MQ-9 Menu Trainer
Flex / Flash / Sqlite / Actionscript 3 / Flash Builder
The MQ-9 Menu Trainer was built to emulate the computer software used to operate the Air Force MQ-9 Reaper drones. I worked with Subject Matter Experts(SMEs) from the Air Force to build an extremely detailed emulator for the computer screens used to operate them. The MQ9MT was designed as a training aid for students to install on their laptop computers so they could train the buttons and get familiar with the various screens without having to use valuable simulator time. Having the MQ9MT made it so the simulators could be used for more in depth missions.
It started off as just an emulator so the students could learn the menu system. It grew into much more than the menu system. The menu system was many layers deep. There are buttons that turn on and off systems. There are buttons that take you to an input screen for inputting variables. It was designed to with the detail to look exactly like the screens down to the correct fonts, number of characters per line, the colors, gradients and line thicknesses.
The first image above, displays the menu buttons labeled M0 - M9. Pressing a button results in another set of buttons another layer deep. Pressing on the gray area (the Variable Information Tables) is like pressing the back button to go back up in the menu. Entering values in the input screen and toggling buttons results text changes on other screens or in other areas.
The second image above, shows the 3D camera view from the nose camera. In this view, it shows all of the gauges and updates the weapons icons to show what weapons are loaded. It is also a 3D environment so pressing the arrow keys will rotate the camera in 3D space.
The third, fourth, and fifth images above, show some of the weapons screens for adding inventory and verifying the loadout. The detail included how many times and for how long certain lights would blink.

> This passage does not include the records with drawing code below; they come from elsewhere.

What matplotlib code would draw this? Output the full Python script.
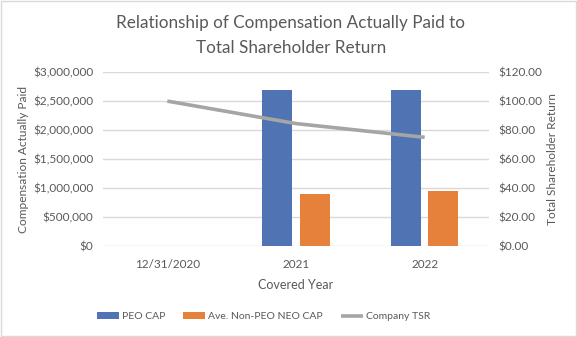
import matplotlib
matplotlib.use("Agg")
import matplotlib.pyplot as plt
import numpy as np
from matplotlib.ticker import FuncFormatter
from matplotlib.patches import Rectangle

categories = ["12/31/2020", "2021", "2022"]
peo_cap = [0, 2690000, 2700000]
neo_cap = [0, 900000, 950000]
tsr = [100.0, 84.5, 75.0]

left_ticks = [0, 500000, 1000000, 1500000, 2000000, 2500000, 3000000]
right_ticks = [0, 20, 40, 60, 80, 100, 120]

plt.rcParams['font.family'] = ['Lato', 'DejaVu Sans']
txt = "#595959"
blue = "#4F73B3"
orange = "#E6813C"
grey = "#A5A5A5"

fig = plt.figure(figsize=(5.77, 3.37), dpi=100)
fig.patches.append(Rectangle((0.0015, 0.0025), 0.997, 0.995, transform=fig.transFigure,
                             fill=False, edgecolor="#D9D9D9", linewidth=1))
ax = fig.add_axes([0.1785, 0.270, 0.669, 0.516])
ax2 = ax.twinx()

x = np.arange(len(categories))
w = 0.235
off = 0.145
ax.bar(x - off, peo_cap, w, color=blue, label="PEO CAP", zorder=3)
ax.bar(x + off, neo_cap, w, color=orange, label="Ave. Non-PEO NEO CAP", zorder=3)
ax2.plot(x, tsr, color=grey, linewidth=2.6, label="Company TSR", solid_capstyle="butt")

ax.set_xlim(-0.5, 2.5)
ax.set_ylim(0, 3000000)
ax.set_yticks(left_ticks)
ax.yaxis.set_major_formatter(FuncFormatter(lambda v, p: "${:,.0f}".format(v)))
ax2.set_ylim(0, 120)
ax2.set_yticks(right_ticks)
ax2.yaxis.set_major_formatter(FuncFormatter(lambda v, p: "${:,.2f}".format(v)))

ax.set_xticks(x)
ax.set_xticklabels(categories)
ax.grid(axis="y", color="#D9D9D9", linewidth=1, zorder=0)
ax.set_axisbelow(True)
for a in (ax, ax2):
    for s in a.spines.values():
        s.set_visible(False)
    a.tick_params(length=0, labelsize=8.5, colors=txt, pad=7)
ax.tick_params(axis="x", pad=9)

ax.set_xlabel("Covered Year", fontsize=9, color=txt, labelpad=7)
ax.set_ylabel("Compensation Actually Paid", fontsize=8.6, color=txt, labelpad=3)
ax2.set_ylabel("Total Shareholder Return", fontsize=8.6, color=txt, labelpad=3)

fig.text(0.504, 1 - 23 / 337, "Relationship of Compensation Actually Paid to",
         ha="center", va="center", fontsize=12.3, color=txt)
fig.text(0.504, 1 - 48 / 337, "Total Shareholder Return",
         ha="center", va="center", fontsize=12.3, color=txt)

h1, l1 = ax.get_legend_handles_labels()
h2, l2 = ax2.get_legend_handles_labels()
fig.legend(h1 + h2, l1 + l2, loc="center", bbox_to_anchor=(0.457, 0.06), ncol=3,
           frameon=False, fontsize=7.5, labelcolor=txt, handlelength=2.1, handleheight=0.6,
           columnspacing=1.7, handletextpad=0.3)

fig.savefig("out.png", dpi=100)
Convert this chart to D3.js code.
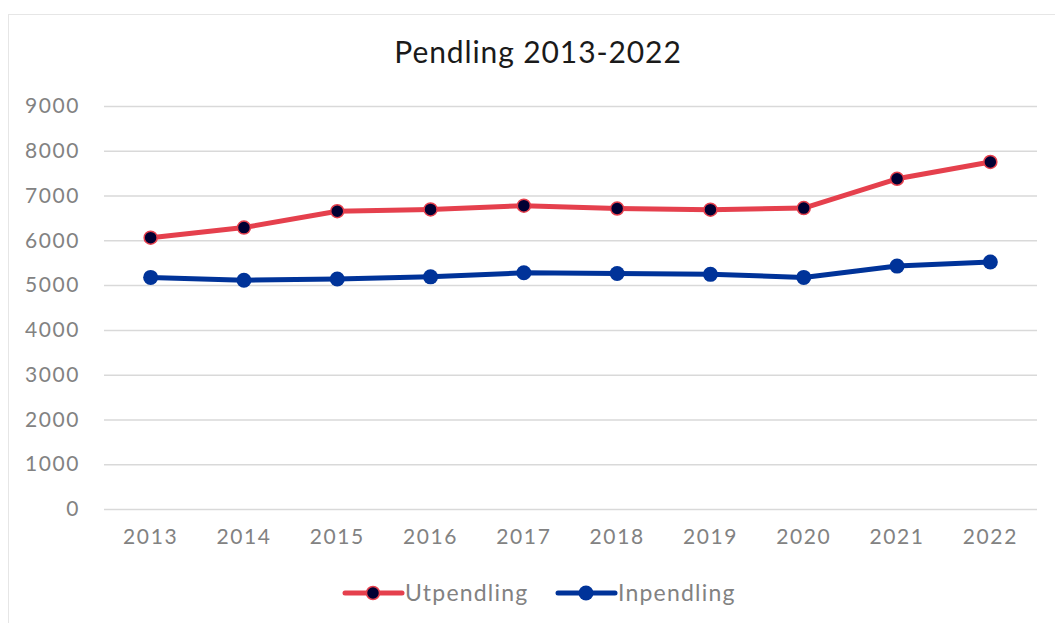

The application used Flex, Flash, Sqlite, and Actionscript 3 and was built in Flash Builder IDE. Some of the earlier versions used XML to import all of the variables for the information tables. There were 66 screens for information tables so there were a lot of variables. I decided that having the data in an sqlite database would be better because it would provide the ability to create hazard conditions like in the simulator.